Today many in the West laud the economic ‘reforms’ towards a type of totalitarian ‘capitalist’ system but fail to remember that human rights have not improved at all and China is still a hideous and inhuman hell for hundreds of millions of its inhabitants. And the world turns a blind eye While we a re left asking how much longer the people of China will remain enslaved by their inhumane Communist masters. How Long?
But the book is also about the strength of the human spirit , about wonderful people-especially the three remarkable women who are the central characters of this book- as well as the cruel ones
It is a story of love and hate, strength and weakness , the beautiful and the ugly.
But more than anything it is about how the human spirit can never in the end be crushed by cruelty, evil and tyranny.

They left people no free time, and eliminated the private sphere. The pettiness which dominated them was justified on the grounds that prying into personal details was a way of ensuring thorough soul-cleansing. In fact, pettiness was a fundamental characteristic of a revolution in which intrusiveness and ignorance were celebrated, and envy was incorporated into the system of control. My mother’s cell grilled her week after week, month after month, forcing her to produce endless self-criticisms.She had to consent to this agonizing process. Life for a revolutionary was meaningless if they were rejected by the Party. It was like excommunication for a Catholic. Besides, it was standard procedure.

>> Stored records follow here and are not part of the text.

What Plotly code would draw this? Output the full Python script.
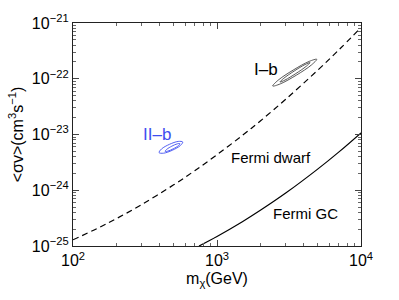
import plotly.graph_objects as go

# Fermi dwarf limit (dashed)
dwarf_mass = [100, 150, 200, 300, 500, 700, 1000, 1500, 2000, 3000, 5000, 7000, 10000]
dwarf_sv = [1.29e-25, 2.11e-25, 3.09e-25, 5.55e-25, 1.25e-24, 2.24e-24, 4.34e-24,
            9.62e-24, 1.75e-23, 4.28e-23, 1.42e-22, 3.27e-22, 8.28e-22]

# Fermi GC limit (solid)
gc_mass = [750, 1000, 1500, 2000, 3000, 5000, 7000, 10000]
gc_sv = [1.0e-25, 1.48e-25, 2.72e-25, 4.36e-25, 8.89e-25, 2.39e-24, 4.83e-24, 1.07e-23]

# I-b contours
ib_outer_mass = [4925, 4522, 3552, 2749, 2437, 2654, 3380, 4365, 4925]
ib_outer_sv = [2.233e-22, 1.763e-22, 1.157e-22, 8.08e-23, 7.41e-23, 9.39e-23, 1.430e-22, 2.048e-22, 2.233e-22]
ib_inner_mass = [4424, 4163, 3527, 2966, 2738, 2911, 3436, 4087, 4424]
ib_inner_sv = [1.949e-22, 1.670e-22, 1.239e-22, 9.48e-23, 8.74e-23, 1.020e-22, 1.375e-22, 1.798e-22, 1.949e-22]

# II-b contours
iib_outer_mass = [578, 555, 489, 425, 396, 412, 468, 538, 578]
iib_outer_sv = [7.34e-24, 6.30e-24, 5.21e-24, 4.62e-24, 4.73e-24, 5.51e-24, 6.67e-24, 7.51e-24, 7.34e-24]
iib_inner_mass = [553, 539, 496, 455, 436, 448, 486, 530, 553]
iib_inner_sv = [6.85e-24, 6.29e-24, 5.53e-24, 5.03e-24, 4.99e-24, 5.43e-24, 6.18e-24, 6.80e-24, 6.85e-24]

x_tickvals = [1e2, 1e3, 1e4]
x_ticktext = ["10<sup>2</sup>", "10<sup>3</sup>", "10<sup>4</sup>"]
y_tickvals = [1e-25, 1e-24, 1e-23, 1e-22, 1e-21]
y_ticktext = ["10<sup>\u221225</sup>", "10<sup>\u221224</sup>", "10<sup>\u221223</sup>",
              "10<sup>\u221222</sup>", "10<sup>\u221221</sup>"]

FONT = "Liberation Sans, Arial, Helvetica, sans-serif"
BLUE = "#3f4ff0"

fig = go.Figure()
fig.add_trace(go.Scatter(x=dwarf_mass, y=dwarf_sv, mode="lines", line_shape="spline",
                         line=dict(color="black", width=1.2, dash="6px,4px"), showlegend=False))
fig.add_trace(go.Scatter(x=gc_mass, y=gc_sv, mode="lines", line_shape="spline",
                         line=dict(color="black", width=1.2), showlegend=False))
for mx, sv, col in [(ib_outer_mass, ib_outer_sv, "#444444"), (ib_inner_mass, ib_inner_sv, "#444444"),
                    (iib_outer_mass, iib_outer_sv, BLUE), (iib_inner_mass, iib_inner_sv, BLUE)]:
    fig.add_trace(go.Scatter(x=mx, y=sv, mode="lines", line_shape="spline",
                             line=dict(color=col, width=0.9), showlegend=False))

annots = [
    dict(x=3.34, y=-21.83, text="I\u2013b", font=dict(size=17, color="black")),
    dict(x=2.583, y=-22.996, text="II\u2013b", font=dict(size=17, color=BLUE)),
    dict(x=3.378, y=-23.414, text="Fermi dwarf", font=dict(size=15, color="black")),
    dict(x=3.618, y=-24.414, text="Fermi GC", font=dict(size=15, color="black")),
]
for a in annots:
    fig.add_annotation(x=a["x"], y=a["y"], text=a["text"], showarrow=False,
                       xref="x", yref="y", font=dict(family=FONT, **a["font"]))

axis_common = dict(showgrid=False, zeroline=False, showline=True, linecolor="#222222",
                   linewidth=1.3, ticks="inside", ticklen=6, tickcolor="#444444",
                   mirror="ticks", tickfont=dict(family=FONT, size=16, color="black"),
                   minor=dict(ticks="inside", ticklen=3, tickcolor="#666666", dtick="D1", showgrid=False))

fig.update_xaxes(type="log", range=[2, 4], tickvals=x_tickvals, ticktext=x_ticktext,
                 title=dict(text="m<sub>\u03c7</sub>(GeV)", font=dict(family=FONT, size=16, color="black"),
                            standoff=4),
                 **axis_common)
fig.update_yaxes(type="log", range=[-25, -21], tickvals=y_tickvals, ticktext=y_ticktext,
                 title=dict(text="<\u03c3v>(cm<sup>3</sup>s<sup>\u22121</sup>)",
                            font=dict(family=FONT, size=16, color="black"), standoff=4),
                 **axis_common)

fig.update_layout(width=399, height=300, margin=dict(l=73, r=38, t=23, b=54),
                  plot_bgcolor="white", paper_bgcolor="white", showlegend=False,
                  font=dict(family=FONT, color="black"))

fig.write_html("out.html", config={"displayModeBar": False},
               post_script="document.body.style.margin='0px';")
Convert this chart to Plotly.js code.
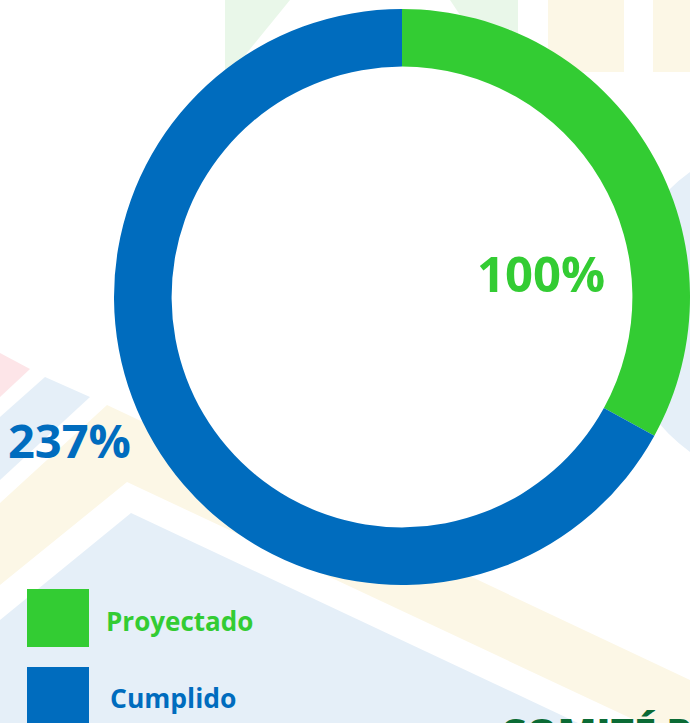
<!DOCTYPE html>
<html>
<head>
<meta charset="utf-8">
<script src="https://cdn.plot.ly/plotly-3.0.1.min.js"></script>
<style>html,body{margin:0;padding:0;background:#fff;}#chart{width:690px;height:723px;}</style>
</head>
<body>
<div id="chart"></div>
<script>
// ---- data ----
const categories = ['Proyectado', 'Cumplido'];
const percentLabels = ['100%', '237%'];
// share of the ring occupied by each slice (~119° / ~241°)
const sliceShares = [33, 67];
const sliceColors = ['#33CC33', '#006CBE'];
const footerText = 'COMITÉ PROVINCIAL';

const W = 690, H = 723;
const px = x => x / W;
const py = y => 1 - y / H;
function poly(pts) {
  return 'M ' + pts.map(p => px(p[0]).toFixed(4) + ',' + py(p[1]).toFixed(4)).join(' L ') + ' Z';
}
function bgShape(pts, color) {
  return {type: 'path', xref: 'paper', yref: 'paper', path: poly(pts),
          fillcolor: color, line: {width: 0}, layer: 'below'};
}
const lightGreen = '#E9F7E9', lightYellow = '#FCF7E6', lightBlue = '#E5EFF8', lightPink = '#FDE5E8';

const shapes = [
  bgShape([[225,0],[290,0],[225,80]], lightGreen),
  bgShape([[450,0],[518,0],[518,60],[490,60]], lightGreen),
  bgShape([[548,0],[624,0],[624,72],[548,72]], lightYellow),
  bgShape([[653,0],[690,0],[690,72],[653,72]], lightYellow),
  bgShape([[0,353],[30,369],[0,397]], lightPink),
  bgShape([[45,377],[90,397],[0,480],[0,417]], lightBlue),
  bgShape([[0,503],[107,405],[690,680],[690,746],[127,482],[0,585]], lightYellow),
  bgShape([[0,620],[131,513],[578,723],[0,723]], lightBlue),
  {type: 'circle', xref: 'paper', yref: 'paper', x0: px(618), x1: px(962), y0: py(140), y1: py(484),
   fillcolor: lightBlue, line: {width: 0}, layer: 'below'},
  // white centre of the ring
  {type: 'circle', xref: 'paper', yref: 'paper', x0: px(402 - 232), x1: px(402 + 232), y0: py(297 + 232), y1: py(297 - 232),
   fillcolor: '#FFFFFF', line: {width: 0}, layer: 'below'}
];

// legend squares
const legendTops = [589, 667];
categories.forEach((c, i) => {
  shapes.push({type: 'rect', xref: 'paper', yref: 'paper',
    x0: px(27), x1: px(89), y0: py(legendTops[i]), y1: py(legendTops[i] + 58),
    fillcolor: sliceColors[i], line: {width: 0}, layer: 'above'});
});

const fontFam = 'Open Sans, sans-serif';
const annotations = [
  {text: percentLabels[0], x: px(541), y: py(273), xref: 'paper', yref: 'paper', showarrow: false,
   xanchor: 'center', yanchor: 'middle', font: {family: fontFam, size: 49, color: sliceColors[0], weight: 700}},
  {text: percentLabels[1], x: px(69), y: py(440), xref: 'paper', yref: 'paper', showarrow: false,
   xanchor: 'center', yanchor: 'middle', font: {family: fontFam, size: 47, color: sliceColors[1], weight: 700}},
  {text: categories[0], x: px(104), y: py(621), xref: 'paper', yref: 'paper', showarrow: false,
   xanchor: 'left', yanchor: 'middle', font: {family: fontFam, size: 26, color: sliceColors[0], weight: 700}},
  {text: categories[1], x: px(108), y: py(698), xref: 'paper', yref: 'paper', showarrow: false,
   xanchor: 'left', yanchor: 'middle', font: {family: fontFam, size: 26.5, color: sliceColors[1], weight: 700}},
  {text: footerText, x: px(498), y: py(703), xref: 'paper', yref: 'paper', showarrow: false,
   xanchor: 'left', yanchor: 'top', font: {family: fontFam, size: 40, color: '#0B6B35', weight: 800}}
];

const trace = {
  type: 'pie',
  labels: categories,
  values: sliceShares,
  marker: {colors: sliceColors, line: {width: 0}},
  hole: 0.8,
  sort: false,
  direction: 'clockwise',
  rotation: 0,
  textinfo: 'none',
  hoverinfo: 'label',
  domain: {x: [114 / W, 1], y: [py(297) - 288 / H, py(297) + 288 / H]}
};

const layout = {
  width: W, height: H,
  margin: {l: 0, r: 0, t: 0, b: 0},
  paper_bgcolor: '#FFFFFF',
  showlegend: false,
  shapes: shapes,
  annotations: annotations
};

Plotly.newPlot('chart', [trace], layout, {displayModeBar: false, staticPlot: true});
</script>
</body>
</html>
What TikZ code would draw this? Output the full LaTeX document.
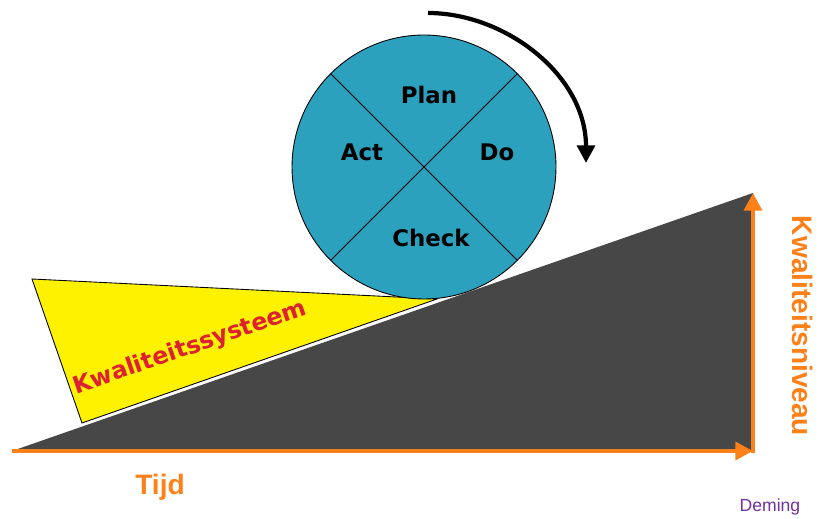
\documentclass[tikz,border=0pt]{standalone}
\usepackage{fontspec}
\setmainfont{Liberation Sans}
\newfontfamily\dejavu{DejaVu Sans}
\usetikzlibrary{arrows.meta}
\definecolor{pdcablue}{RGB}{44,161,190}
\definecolor{slopegray}{RGB}{71,71,71}
\definecolor{axisorange}{RGB}{253,128,25}
\definecolor{systemred}{RGB}{222,33,50}
\definecolor{demingpurple}{RGB}{112,48,160}

\begin{document}
\begin{tikzpicture}[x=0.02cm, y=-0.02cm,
  phase/.style={font=\dejavu\bfseries\fontsize{13}{15}\selectfont, text=black},
  axis/.style={axisorange, line width=2.8pt, -{Triangle[length=10pt, width=10pt]}},
  axislabel/.style={font=\bfseries\fontsize{16}{18}\selectfont, text=axisorange}]
  \useasboundingbox (0,0) rectangle (818,519);

  % Corner points of the slope
  \coordinate (origin) at (12,451);
  \coordinate (timeend) at (753,451);
  \coordinate (leveltop) at (753,193);

  % Slope - drawn first
  \fill[slopegray] (origin) -- (leveltop) -- (timeend) -- cycle;

  % Wedge holding the wheel
  \draw[fill=yellow, line width=0.5pt] (32,279) -- (437,299) -- (82,423) -- cycle;
  \node[font=\dejavu\bfseries\fontsize{13.5}{15}\selectfont, text=systemred, rotate=19] (system) at (190,348) {Kwaliteitssysteem};

  % PDCA wheel
  \node[draw, circle, fill=pdcablue, line width=0.5pt, minimum size=5.28cm, inner sep=0pt, outer sep=0pt] (pdca) at (424,167) {};
  \draw[line width=0.5pt] (pdca.45) -- (pdca.225);
  \draw[line width=0.5pt] (pdca.135) -- (pdca.-45);
  \node[phase] (plan) at (429,95) {Plan};
  \node[phase] (act) at (362,152) {Act};
  \node[phase] (do) at (497,152) {Do};
  \node[phase] (check) at (431,238) {Check};

  % Turning direction
  \coordinate (turnstart) at (428,13);
  \coordinate (turnend) at (586,163);
  \draw[line width=2.4pt, -{Triangle[length=10pt, width=10pt]}] (turnstart) .. controls (505,13) and (586,75) .. (turnend);

  % Axes
  \draw[axis] (origin) -- (timeend);
  \draw[axis] ([yshift=-1.4pt]timeend) -- (leveltop);

  % Labels
  \node[axislabel, anchor=base] (tijd) at (160,495) {Tijd};
  \node[axislabel, rotate=-90] (niveau) at (803,326) {Kwaliteitsniveau};
  \node[font=\fontsize{10}{12}\selectfont, text=demingpurple] (deming) at (770,507) {Deming};
\end{tikzpicture}
\end{document}
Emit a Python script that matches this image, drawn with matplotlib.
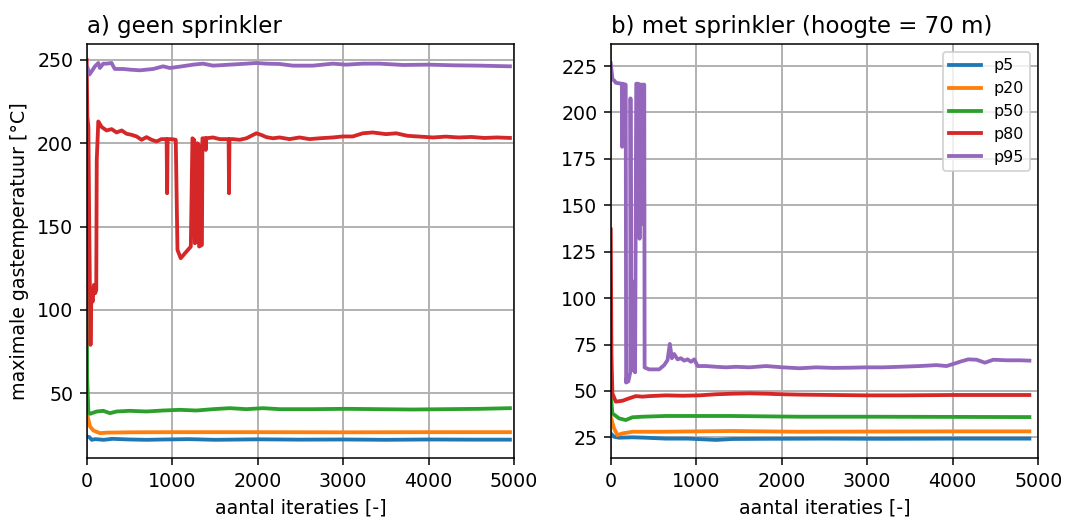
import matplotlib
matplotlib.use("Agg")
import matplotlib.pyplot as plt

labels = ["p5", "p20", "p50", "p80", "p95"]

# a) geen sprinkler
a_p5_x = [0, 7, 31, 60, 100, 200, 300, 500, 700, 900, 1200, 1500, 2000, 2500, 3000, 3500, 4000, 4500, 4950]
a_p5_y = [24.0, 24.0, 23.6, 22.0, 22.4, 22.0, 22.6, 22.2, 22.0, 22.2, 22.4, 22.0, 22.3, 22.1, 22.2, 22.0, 22.2, 22.1, 22.1]

a_p20_x = [0, 7, 39, 78, 155, 233, 500, 1000, 2000, 3000, 4000, 4950]
a_p20_y = [38.0, 37.0, 30.0, 27.6, 26.0, 26.3, 26.5, 26.6, 26.6, 26.5, 26.6, 26.6]

a_p50_x = [0, 5, 20, 39, 117, 194, 272, 350, 505, 700, 894, 1089, 1283, 1478, 1673, 1868,
           2062, 2256, 2451, 2645, 3035, 3424, 3800, 4200, 4600, 4950]
a_p50_y = [210, 60, 38.5, 37.6, 39.0, 39.4, 38.0, 39.0, 39.4, 39.0, 39.6, 40.0, 39.6, 40.4, 41.0, 40.4,
           41.0, 40.4, 40.4, 40.4, 40.6, 40.4, 40.2, 40.4, 40.6, 41.0]

a_p80_x = [0, 8, 20, 30, 45, 55, 70, 85, 100, 112, 118, 136, 175, 233, 292, 350, 409, 467, 525, 584,
           642, 700, 759, 817, 875, 935, 941, 947, 992, 1042, 1062, 1100, 1150, 1218, 1237, 1258, 1265,
           1290, 1296, 1310, 1315, 1348, 1354, 1390, 1393, 1397, 1478, 1556, 1660, 1665, 1670, 1711,
           1789, 1868, 1945, 1984, 2043, 2101, 2179, 2256, 2373, 2490, 2607, 2723, 2879, 2995, 3112,
           3229, 3346, 3500, 3620, 3750, 3900, 4050, 4200, 4350, 4500, 4650, 4800, 4950]
a_p80_y = [250, 216, 210, 150, 79, 110, 105, 115, 110, 112, 190, 213.1, 209.8, 207.7, 208.5, 206.5,
           207.7, 205.7, 205.1, 204.1, 202.1, 203.7, 202.1, 201.1, 202.5, 202.5, 170, 202.5, 202.5,
           202.1, 136, 131, 134, 138, 203, 202, 140, 141, 200, 199, 138, 139, 203, 203, 196, 203,
           203.5, 202.5, 202.5, 170, 202.5, 202.5, 202.1, 203, 205, 206, 205, 203.7, 203, 203.5,
           202.5, 203.5, 202.5, 203, 203.5, 204.1, 204.1, 206, 206.5, 205.5, 206, 204.5, 204, 203.5,
           204, 203.5, 203.8, 203.2, 203.5, 203.2]

a_p95_x = [0, 7, 31, 58, 97, 136, 155, 194, 233, 292, 311, 330, 428, 505, 622, 700, 778, 894, 972,
           1089, 1245, 1361, 1478, 1673, 1868, 1984, 2101, 2256, 2412, 2645, 2879, 3035, 3229, 3424,
           3700, 4000, 4300, 4600, 4950]
a_p95_y = [244, 246, 241.2, 243.2, 246.2, 248.2, 245.2, 247.8, 247.8, 248.2, 246.2, 244.6, 244.6,
           244.2, 243.8, 244.2, 244.6, 246.2, 245.2, 246, 247.2, 247.8, 246.6, 247.2, 247.8, 248.2,
           247.8, 247.6, 246.6, 246.6, 247.8, 247.2, 247.8, 247.8, 247.0, 247.2, 246.8, 246.6, 246.2]

# b) met sprinkler (hoogte = 70 m)
b_p5_x = [0, 39, 97, 254, 400, 645, 900, 1231, 1426, 1800, 2500, 3200, 4000, 4896]
b_p5_y = [27.1, 25.3, 24.8, 25.0, 24.8, 24.3, 24.3, 23.6, 24.1, 24.2, 24.3, 24.2, 24.3, 24.3]

b_p20_x = [0, 39, 78, 136, 254, 600, 1400, 2200, 3000, 4000, 4896]
b_p20_y = [36.1, 29.8, 26.2, 27.1, 28.0, 28.0, 28.4, 28.0, 28.1, 28.2, 28.2]

b_p50_x = [0, 19, 97, 176, 254, 371, 645, 1400, 2200, 3000, 4000, 4896]
b_p50_y = [48, 37.9, 35.2, 34.3, 35.8, 36.1, 36.5, 36.5, 36.1, 36.1, 36.0, 35.9]

b_p80_x = [0, 8, 19, 59, 136, 215, 293, 371, 449, 645, 840, 1035, 1231, 1426, 1621, 1817, 2012,
           2207, 2598, 2989, 3380, 4000, 4500, 4896]
b_p80_y = [137, 70, 48.7, 44.2, 44.7, 46.0, 47.2, 46.9, 47.2, 47.6, 47.4, 47.6, 48.2, 48.5, 48.7,
           48.5, 48.2, 48.0, 47.8, 47.6, 47.6, 47.8, 47.8, 47.8]

b_p95_x = [0, 20, 45, 60, 130, 133, 137, 175, 180, 190, 205, 228, 231, 240, 270, 278, 285, 298, 320,
           332, 337, 342, 360, 370, 375, 385, 392, 396, 449, 566, 625, 664, 691, 715, 742, 781, 820,
           859, 898, 938, 977, 1016, 1114, 1231, 1348, 1465, 1621, 1817, 2012, 2207, 2403, 2598,
           2793, 2989, 3184, 3380, 3614, 3810, 3927, 4005, 4083, 4181, 4279, 4376, 4474, 4631, 4787,
           4896]
b_p95_y = [226.5, 218, 217, 216, 215.5, 181.5, 215.5, 215, 54.5, 58, 55, 60, 207.6, 61, 62, 109, 60,
           215.5, 215.5, 215, 132, 215, 215, 140, 215, 215, 215, 62.6, 61.6, 61.6, 63.9, 66.6, 75.3,
           67.6, 69.9, 67.0, 67.6, 66.3, 67.0, 65.7, 67.0, 63.4, 63.4, 63.0, 62.7, 63.0, 62.7, 63.4,
           62.7, 62.2, 62.7, 62.4, 62.5, 62.7, 62.7, 63.0, 63.4, 63.9, 63.4, 64.5, 65.7, 67.0, 66.8,
           65.2, 66.8, 66.5, 66.5, 66.3]

a_series = [(a_p5_x, a_p5_y), (a_p20_x, a_p20_y), (a_p50_x, a_p50_y), (a_p80_x, a_p80_y), (a_p95_x, a_p95_y)]
b_series = [(b_p5_x, b_p5_y), (b_p20_x, b_p20_y), (b_p50_x, b_p50_y), (b_p80_x, b_p80_y), (b_p95_x, b_p95_y)]

fig, (ax1, ax2) = plt.subplots(1, 2, figsize=(1066 / 137, 517 / 137), dpi=137)
plt.subplots_adjust(left=0.0813, right=0.974, bottom=0.1132, top=0.9149, wspace=0.2258)

for (x, y), lab in zip(a_series, labels):
    ax1.plot(x, y, label=lab, lw=2)
for (x, y), lab in zip(b_series, labels):
    ax2.plot(x, y, label=lab, lw=2)

ax1.set_title("a) geen sprinkler", loc="left")
ax1.set_ylabel("maximale gastemperatuur [°C]")
ax1.set_xlabel("aantal iteraties [-]")
ax1.set_xlim(0, 5000)
ax1.set_ylim(10.8, 259.6)
ax1.set_yticks([50, 100, 150, 200, 250])
ax1.grid(True, lw=1)

ax2.set_title("b) met sprinkler (hoogte = 70 m)", loc="left")
ax2.set_xlabel("aantal iteraties [-]")
ax2.set_xlim(0, 5000)
ax2.set_ylim(13.6, 236.9)
ax2.set_yticks([25, 50, 75, 100, 125, 150, 175, 200, 225])
ax2.grid(True, lw=1)
ax2.legend(loc="upper right", fontsize="small")

plt.savefig("out.png", dpi=137)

My father had gone through it and had accepted it as part of ‘joining the revolution.” In fact, he was still going through it.

This book is definitely an eye-opener and a really intelligent, beautiful and emotional read. I knew next to nothing about Mao or China’s recent history before I read this and I am so thankful that this interconnected generational story exists. This book winds up story with fact because the emotional turmoil Jung Chang and her family went through is so shocking it’s hard to remember it’s ‘real!’